- Release poster
- Directed by: William Butler
- Written by: William Butler
- Produced by: Charles Band
- Starring: Selene Luna Elizabeth Bell Leslie Jordan
- Cinematography: Thomas L. Callaway
- Edited by: Danny Draven
- Music by: Richard Band Kenny Meriedeth
- Distributed by: Full Moon Features Trainsition Entertainment
- Release date: January 26, 2010;
- Running time: 80 minutes
- Country: United States
- Language: English

= Demonic Toys 2 =

Demonic Toys 2 (also known as Demonic Toys: Personal Demons) is a 2010 American horror comedy slasher film written and directed by William Butler and produced by Charles Band. It is a slasher film featuring killer dolls. It is technically the fourth film featuring the evil ‘Demonic Toys’ in the Demonic Toys film franchise. It follows two previous crossover films that expanded lore into both the Dollman universe, with 1993’s Dollman vs. Demonic Toys and the Puppet Master franchise with 2004’s Puppet Master vs Demonic Toys. It is the official direct sequel to the 1992 original classic, Demonic Toys.

A third sequel/ or fifth spin-off, Baby Oopsie was released in 2021.

==Plot==
Taking place right after the events of Demonic Toys, an unknown stranger with a pair of gloved hands picks up the pieces of the destroyed toys and starts stitching them together. The only toys the perpetrator could fix correctly were Baby Oopsie Daisy and Jack Attack. The unidentified man puts the toys into a crate and is handed a suitcase full of cash by another man, who then leaves with the toys. The man is revealed to be Dr. Lorca, with his wife, Lauraline, and her stepson, David and a little woman named Lillith, who is a psychic of some sorts. Dr. Lorca's driver, Eric, accidentally drops a crate that Dr. Lorca wants brought into the house, revealing the Demonic Toys inside it. It is revealed that Dr. Lorca is collecting oddity toys, he had arrived because Caitlin called and told him about an oddity toy she found within the castle that is able to move.

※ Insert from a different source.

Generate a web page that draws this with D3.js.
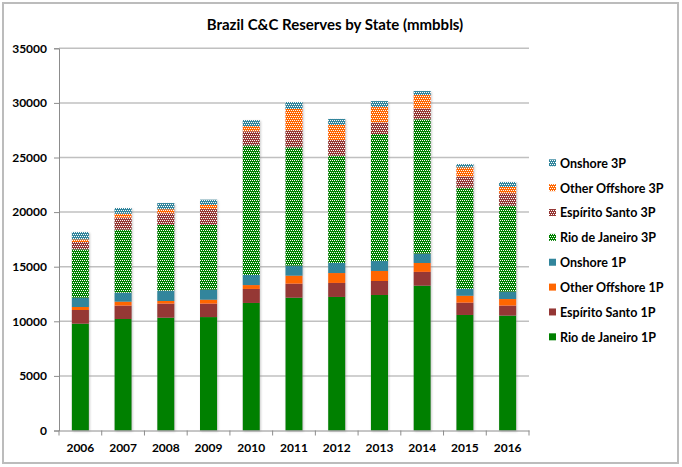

The castle's current owners seldom come there, as they are superstitious about everything that has happened there. The owners decided to empty and sell it to the Italian government to make it a historical landmark and keep it open for the public. Caitlin takes them inside the castle and gives them its history. Caitlin opens the box and shows them the doll, Divoletto. The doll itself was hand carved out of wood with a mixture of fabric elements. Mr. Butterfield examines the toy and claims it is the oldest toy he's ever seen, made possibly in the 14th century. Caitlin shows them how it moves; just tap a wand on the side of the box a couple of times and then it will come to life. After a while, the toy finally moves. Caitlin believes that there are magnets in the wand and when the box is tapped, it sets off the springs and mechanisms inside of Divoletto. However, Lillith thinks differently. Eric suddenly runs into the room and tells them that their cars are gone. Since everything is closed and they have no transportation to get back to Rome, Caitlin suggests that they stay at the castle for the night. Meanwhile, Lillith examines Divoletto to catch a vision of some sorts and sees a vision of the future where Divoletto kills them all.

David then smashes Divoletto's head with a shovel, but it is revealed that Divoletto was one of Fiora's personal demons. The demon then sucks Fiora's spirit out of Lillith and brings her through the portal back to hell. The demonic toys then attack them, and David cuts their heads off with the shovel, killing them. The next day, David, Caitlin and a spooked-out Lillith leave the castle, with the toys staying so no one else can find them, along with the clay vessels containing Fiora's personal demons. The sound of glass shattering is heard, and the painting of Fiora at the castle starts whispering, implying that Fiora's revenge personal demon has been released.

==Production==
The film was initially going to be set in Los Angeles, California. The script was later rewritten to include the character Dr. Lorca from Hideous! as well as utilize Charles Band's castle in Italy.

Most of the film was shot in Italy, with some portions filmed in the United States, reusing sets from the tv series Weeds.

==Release==
The film was released on DVD in January 2010. The film was released on Blu-ray for the first time on November 6, 2024, exclusively in Australia by Umbrella Entertainment, as part of a collection called Full Moon Fright Box Vol. 1, which includes Dollman, Demonic Toys, Dollman vs. Demonic Toys, and Demonic Toys 2.

== Reception ==
Dread Central reviewed Demonic Toys 2, stating that "While I find myself neither enjoying nor hating the return of the Demonic Toys, it was the film’s irritating, repetitive score that soured me more than anything else."